I tend to agree w.r.t. managed languages.
Still, being free from GC is important in some domains. Beyond being able to attach types to scopes via lifetimes, it also provides runtime array bounds checks, reference-counting shared pointers, tagged unions, etc. These are the techniques used by managed languages to achieve memory-safety and correctness!
For me, Rust occupies an in-between space. It gives you more memory-safe tools to describe your problem domain than C. But it is less colloquially "safe" than managed languages because ownership is hard.
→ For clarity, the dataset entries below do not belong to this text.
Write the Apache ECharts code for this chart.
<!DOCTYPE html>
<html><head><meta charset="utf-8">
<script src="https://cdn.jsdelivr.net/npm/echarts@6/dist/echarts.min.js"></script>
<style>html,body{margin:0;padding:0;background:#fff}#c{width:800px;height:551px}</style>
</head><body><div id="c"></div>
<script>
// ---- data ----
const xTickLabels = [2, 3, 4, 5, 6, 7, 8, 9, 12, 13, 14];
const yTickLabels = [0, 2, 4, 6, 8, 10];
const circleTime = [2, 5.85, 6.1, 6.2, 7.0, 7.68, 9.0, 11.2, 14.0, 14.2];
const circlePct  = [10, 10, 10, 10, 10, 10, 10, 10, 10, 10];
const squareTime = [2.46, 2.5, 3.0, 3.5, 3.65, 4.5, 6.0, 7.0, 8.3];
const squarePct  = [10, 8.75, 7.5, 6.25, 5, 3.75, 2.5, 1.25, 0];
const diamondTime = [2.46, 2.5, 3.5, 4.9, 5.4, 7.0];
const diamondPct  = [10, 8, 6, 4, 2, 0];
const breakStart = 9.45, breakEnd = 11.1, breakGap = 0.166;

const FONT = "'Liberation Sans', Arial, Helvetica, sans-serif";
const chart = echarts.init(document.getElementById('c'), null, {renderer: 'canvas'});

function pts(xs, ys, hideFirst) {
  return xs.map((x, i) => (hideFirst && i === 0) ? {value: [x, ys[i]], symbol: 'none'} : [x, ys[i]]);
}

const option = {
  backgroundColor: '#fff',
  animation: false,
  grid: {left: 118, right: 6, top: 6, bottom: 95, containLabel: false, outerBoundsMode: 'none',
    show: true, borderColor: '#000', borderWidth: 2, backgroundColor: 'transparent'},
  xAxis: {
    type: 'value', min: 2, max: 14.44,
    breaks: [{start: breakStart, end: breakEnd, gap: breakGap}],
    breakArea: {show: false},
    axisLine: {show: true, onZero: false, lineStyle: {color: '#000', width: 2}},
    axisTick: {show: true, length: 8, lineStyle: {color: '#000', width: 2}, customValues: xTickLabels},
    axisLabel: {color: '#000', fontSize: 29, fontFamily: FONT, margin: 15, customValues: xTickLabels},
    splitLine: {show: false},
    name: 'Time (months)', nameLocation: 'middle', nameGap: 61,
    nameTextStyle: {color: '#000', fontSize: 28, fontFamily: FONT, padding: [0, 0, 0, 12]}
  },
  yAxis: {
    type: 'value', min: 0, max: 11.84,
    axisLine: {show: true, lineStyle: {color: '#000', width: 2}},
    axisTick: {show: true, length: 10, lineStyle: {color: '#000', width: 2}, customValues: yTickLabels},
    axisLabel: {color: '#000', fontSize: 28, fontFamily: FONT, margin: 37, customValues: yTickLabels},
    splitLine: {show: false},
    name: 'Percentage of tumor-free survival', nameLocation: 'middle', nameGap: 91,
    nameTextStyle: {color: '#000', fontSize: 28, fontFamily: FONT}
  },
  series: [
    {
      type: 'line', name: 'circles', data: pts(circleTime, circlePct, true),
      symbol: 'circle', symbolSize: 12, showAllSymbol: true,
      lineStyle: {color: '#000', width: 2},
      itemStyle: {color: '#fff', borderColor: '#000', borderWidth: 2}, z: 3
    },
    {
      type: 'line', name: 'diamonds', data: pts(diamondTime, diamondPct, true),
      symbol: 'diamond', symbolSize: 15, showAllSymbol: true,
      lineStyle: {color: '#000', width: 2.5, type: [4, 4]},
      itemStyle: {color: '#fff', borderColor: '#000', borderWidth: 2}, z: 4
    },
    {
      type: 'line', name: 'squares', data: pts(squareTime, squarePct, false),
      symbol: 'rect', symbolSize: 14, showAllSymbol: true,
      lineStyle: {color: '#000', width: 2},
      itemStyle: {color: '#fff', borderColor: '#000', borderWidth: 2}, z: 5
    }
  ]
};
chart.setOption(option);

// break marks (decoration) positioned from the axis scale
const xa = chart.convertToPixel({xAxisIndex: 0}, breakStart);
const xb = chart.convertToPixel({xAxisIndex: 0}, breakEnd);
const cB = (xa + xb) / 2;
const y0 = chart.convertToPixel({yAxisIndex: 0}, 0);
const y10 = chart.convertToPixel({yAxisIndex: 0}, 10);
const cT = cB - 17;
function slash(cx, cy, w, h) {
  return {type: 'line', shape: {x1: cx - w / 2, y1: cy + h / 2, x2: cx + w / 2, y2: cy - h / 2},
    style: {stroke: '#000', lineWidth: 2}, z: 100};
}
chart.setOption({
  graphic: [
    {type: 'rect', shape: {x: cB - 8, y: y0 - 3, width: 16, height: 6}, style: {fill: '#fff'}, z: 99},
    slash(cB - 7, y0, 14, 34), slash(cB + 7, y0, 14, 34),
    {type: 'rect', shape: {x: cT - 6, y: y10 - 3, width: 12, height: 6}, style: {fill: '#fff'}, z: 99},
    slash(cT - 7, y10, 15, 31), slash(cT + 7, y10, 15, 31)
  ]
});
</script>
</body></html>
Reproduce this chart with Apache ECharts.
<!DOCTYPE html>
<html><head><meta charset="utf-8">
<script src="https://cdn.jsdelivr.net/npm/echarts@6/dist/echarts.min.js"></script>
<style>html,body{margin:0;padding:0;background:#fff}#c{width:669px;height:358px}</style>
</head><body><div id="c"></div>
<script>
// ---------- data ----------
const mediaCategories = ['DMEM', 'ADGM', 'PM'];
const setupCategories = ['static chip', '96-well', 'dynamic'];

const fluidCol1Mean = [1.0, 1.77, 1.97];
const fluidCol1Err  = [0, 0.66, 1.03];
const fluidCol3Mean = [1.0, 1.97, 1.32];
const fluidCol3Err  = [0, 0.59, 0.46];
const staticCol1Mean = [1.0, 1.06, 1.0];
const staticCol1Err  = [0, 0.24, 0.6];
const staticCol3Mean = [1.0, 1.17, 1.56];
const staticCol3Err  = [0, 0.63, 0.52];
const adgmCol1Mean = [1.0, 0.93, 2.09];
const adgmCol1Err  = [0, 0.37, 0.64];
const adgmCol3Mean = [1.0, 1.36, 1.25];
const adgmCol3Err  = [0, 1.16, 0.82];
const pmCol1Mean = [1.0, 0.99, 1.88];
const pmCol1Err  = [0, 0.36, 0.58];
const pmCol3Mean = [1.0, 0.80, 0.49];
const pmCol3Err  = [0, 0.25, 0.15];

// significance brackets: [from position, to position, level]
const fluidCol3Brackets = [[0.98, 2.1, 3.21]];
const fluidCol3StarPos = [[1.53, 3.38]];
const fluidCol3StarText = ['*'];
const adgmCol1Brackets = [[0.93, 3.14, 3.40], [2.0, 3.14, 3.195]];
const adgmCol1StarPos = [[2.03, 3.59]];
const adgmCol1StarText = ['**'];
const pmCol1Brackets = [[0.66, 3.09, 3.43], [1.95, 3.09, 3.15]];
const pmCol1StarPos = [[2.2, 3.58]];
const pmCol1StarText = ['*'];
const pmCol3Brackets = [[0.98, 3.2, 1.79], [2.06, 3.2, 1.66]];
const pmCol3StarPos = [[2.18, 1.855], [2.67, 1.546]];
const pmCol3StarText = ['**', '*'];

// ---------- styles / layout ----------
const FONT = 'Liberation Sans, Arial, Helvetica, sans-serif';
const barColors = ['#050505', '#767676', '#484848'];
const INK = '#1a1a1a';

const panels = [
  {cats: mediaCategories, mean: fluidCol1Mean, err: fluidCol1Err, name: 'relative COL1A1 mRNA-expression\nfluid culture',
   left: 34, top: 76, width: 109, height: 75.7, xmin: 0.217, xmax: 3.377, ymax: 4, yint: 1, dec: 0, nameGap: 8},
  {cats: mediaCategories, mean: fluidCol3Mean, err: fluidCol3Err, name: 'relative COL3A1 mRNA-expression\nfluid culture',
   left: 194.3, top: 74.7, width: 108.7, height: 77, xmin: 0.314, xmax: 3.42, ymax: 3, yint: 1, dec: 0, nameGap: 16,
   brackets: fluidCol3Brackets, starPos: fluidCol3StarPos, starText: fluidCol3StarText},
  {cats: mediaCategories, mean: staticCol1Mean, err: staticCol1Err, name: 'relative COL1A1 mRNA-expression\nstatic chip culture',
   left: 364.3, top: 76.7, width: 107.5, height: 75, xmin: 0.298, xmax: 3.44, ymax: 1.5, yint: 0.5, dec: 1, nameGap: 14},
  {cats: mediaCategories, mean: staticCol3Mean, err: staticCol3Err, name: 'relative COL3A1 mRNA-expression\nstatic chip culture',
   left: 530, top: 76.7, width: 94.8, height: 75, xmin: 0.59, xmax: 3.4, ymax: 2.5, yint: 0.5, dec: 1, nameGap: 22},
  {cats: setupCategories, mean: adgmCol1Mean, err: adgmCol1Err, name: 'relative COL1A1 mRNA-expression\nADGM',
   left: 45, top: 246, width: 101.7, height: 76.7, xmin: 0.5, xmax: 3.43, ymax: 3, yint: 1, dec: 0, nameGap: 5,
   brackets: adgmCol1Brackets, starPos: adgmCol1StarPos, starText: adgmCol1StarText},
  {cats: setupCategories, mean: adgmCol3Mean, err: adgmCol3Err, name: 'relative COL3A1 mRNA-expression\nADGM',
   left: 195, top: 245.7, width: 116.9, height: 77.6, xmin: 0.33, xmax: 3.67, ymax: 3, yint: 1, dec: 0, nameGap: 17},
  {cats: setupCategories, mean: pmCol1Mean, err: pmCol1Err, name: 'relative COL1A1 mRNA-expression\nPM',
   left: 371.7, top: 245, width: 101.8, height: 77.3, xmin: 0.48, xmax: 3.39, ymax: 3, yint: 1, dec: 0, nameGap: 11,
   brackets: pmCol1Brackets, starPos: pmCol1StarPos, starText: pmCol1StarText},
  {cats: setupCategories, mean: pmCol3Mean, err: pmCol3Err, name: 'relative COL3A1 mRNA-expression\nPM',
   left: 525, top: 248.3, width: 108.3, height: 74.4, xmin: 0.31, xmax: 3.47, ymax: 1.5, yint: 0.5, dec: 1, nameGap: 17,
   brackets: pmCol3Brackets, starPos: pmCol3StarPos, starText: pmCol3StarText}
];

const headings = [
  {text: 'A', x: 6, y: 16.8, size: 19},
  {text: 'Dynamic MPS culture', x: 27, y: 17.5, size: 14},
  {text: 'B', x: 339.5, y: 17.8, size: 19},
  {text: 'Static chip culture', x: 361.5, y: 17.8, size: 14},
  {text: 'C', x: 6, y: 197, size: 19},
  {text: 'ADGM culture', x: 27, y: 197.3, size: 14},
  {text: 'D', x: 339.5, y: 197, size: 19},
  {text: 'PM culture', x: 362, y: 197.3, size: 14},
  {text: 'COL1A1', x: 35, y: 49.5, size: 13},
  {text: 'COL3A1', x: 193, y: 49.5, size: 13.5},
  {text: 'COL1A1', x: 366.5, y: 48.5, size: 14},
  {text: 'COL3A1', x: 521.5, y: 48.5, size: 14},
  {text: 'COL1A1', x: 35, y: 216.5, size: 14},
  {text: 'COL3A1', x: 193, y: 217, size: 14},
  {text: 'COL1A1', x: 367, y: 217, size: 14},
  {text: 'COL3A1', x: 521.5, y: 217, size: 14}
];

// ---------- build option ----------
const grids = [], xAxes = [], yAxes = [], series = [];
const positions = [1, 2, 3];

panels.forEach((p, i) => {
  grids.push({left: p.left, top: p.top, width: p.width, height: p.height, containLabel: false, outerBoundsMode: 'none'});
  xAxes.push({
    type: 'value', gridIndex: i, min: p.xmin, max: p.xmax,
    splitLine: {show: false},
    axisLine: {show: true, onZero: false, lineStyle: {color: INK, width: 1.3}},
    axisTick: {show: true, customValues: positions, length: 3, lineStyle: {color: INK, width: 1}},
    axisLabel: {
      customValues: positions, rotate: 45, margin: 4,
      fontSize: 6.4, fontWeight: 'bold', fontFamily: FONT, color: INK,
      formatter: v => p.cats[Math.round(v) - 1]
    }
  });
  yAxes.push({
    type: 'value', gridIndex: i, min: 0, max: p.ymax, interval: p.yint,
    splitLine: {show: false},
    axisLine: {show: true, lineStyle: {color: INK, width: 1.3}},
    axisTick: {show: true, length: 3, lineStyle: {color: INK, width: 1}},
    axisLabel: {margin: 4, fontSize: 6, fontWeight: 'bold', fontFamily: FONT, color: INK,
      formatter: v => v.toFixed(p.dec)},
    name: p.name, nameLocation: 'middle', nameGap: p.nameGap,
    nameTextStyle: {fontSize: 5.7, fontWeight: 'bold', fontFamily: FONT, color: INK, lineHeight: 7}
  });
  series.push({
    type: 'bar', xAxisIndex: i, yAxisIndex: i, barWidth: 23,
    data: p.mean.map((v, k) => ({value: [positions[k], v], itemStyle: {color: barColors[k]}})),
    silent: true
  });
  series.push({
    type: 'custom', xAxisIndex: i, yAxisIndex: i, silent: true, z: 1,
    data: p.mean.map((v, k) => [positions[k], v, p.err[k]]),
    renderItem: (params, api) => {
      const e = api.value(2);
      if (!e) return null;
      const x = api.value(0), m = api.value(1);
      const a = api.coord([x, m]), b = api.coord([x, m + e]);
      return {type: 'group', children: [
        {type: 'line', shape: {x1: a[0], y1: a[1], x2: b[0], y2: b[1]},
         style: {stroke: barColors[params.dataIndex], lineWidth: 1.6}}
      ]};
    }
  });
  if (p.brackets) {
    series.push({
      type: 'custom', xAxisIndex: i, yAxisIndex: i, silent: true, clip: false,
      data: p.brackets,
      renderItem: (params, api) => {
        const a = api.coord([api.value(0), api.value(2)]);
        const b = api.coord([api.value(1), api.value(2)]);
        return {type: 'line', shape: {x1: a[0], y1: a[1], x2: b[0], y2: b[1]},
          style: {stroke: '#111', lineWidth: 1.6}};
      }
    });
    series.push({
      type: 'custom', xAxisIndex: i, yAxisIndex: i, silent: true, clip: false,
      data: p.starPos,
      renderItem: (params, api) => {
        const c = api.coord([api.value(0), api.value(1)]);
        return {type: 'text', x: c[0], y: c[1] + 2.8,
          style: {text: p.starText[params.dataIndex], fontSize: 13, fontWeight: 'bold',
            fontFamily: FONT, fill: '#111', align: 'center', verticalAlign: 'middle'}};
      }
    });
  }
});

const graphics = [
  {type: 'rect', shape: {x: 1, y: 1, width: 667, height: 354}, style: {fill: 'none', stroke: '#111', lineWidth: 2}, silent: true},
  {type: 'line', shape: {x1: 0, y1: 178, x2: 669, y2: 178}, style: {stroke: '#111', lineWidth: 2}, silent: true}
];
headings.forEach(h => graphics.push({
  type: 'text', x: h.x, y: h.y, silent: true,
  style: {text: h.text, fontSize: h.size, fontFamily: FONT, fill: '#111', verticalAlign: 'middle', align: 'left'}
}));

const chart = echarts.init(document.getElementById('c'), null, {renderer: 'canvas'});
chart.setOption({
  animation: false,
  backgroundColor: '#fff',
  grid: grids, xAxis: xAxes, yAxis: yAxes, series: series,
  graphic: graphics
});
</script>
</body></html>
Your larger point with indices is true: using them throws away some benefits of lifetimes. The issue is granularity. The allocation assigned to the collection as a whole is governed by rust ownership. The structures you choose to put inside that allocation are not. In your user ID example, the programmer of that system should have used a generational arena such as:
https://github.com/fitzgen/generational-arena
It solves exactly this problem. When you `free` any index, it bumps a counter which is paired with the next allocated index/slot pair. If you want to avoid having to "free" it manually, you'll have to devise a system using `Drop` and a combination of command queues, reference-counted cells, locks, whatever makes sense. Without a GC you need to address the issue of allocating/freeing slots for objects within in an allocation in some way.
Much of the Rust ecosystem is libraries written by people who work hard to think through just these types of problems. They ask: "ok, we've solved memory-safety, now how can we help make code dealing with this other thing more ergonomic and correct by default?".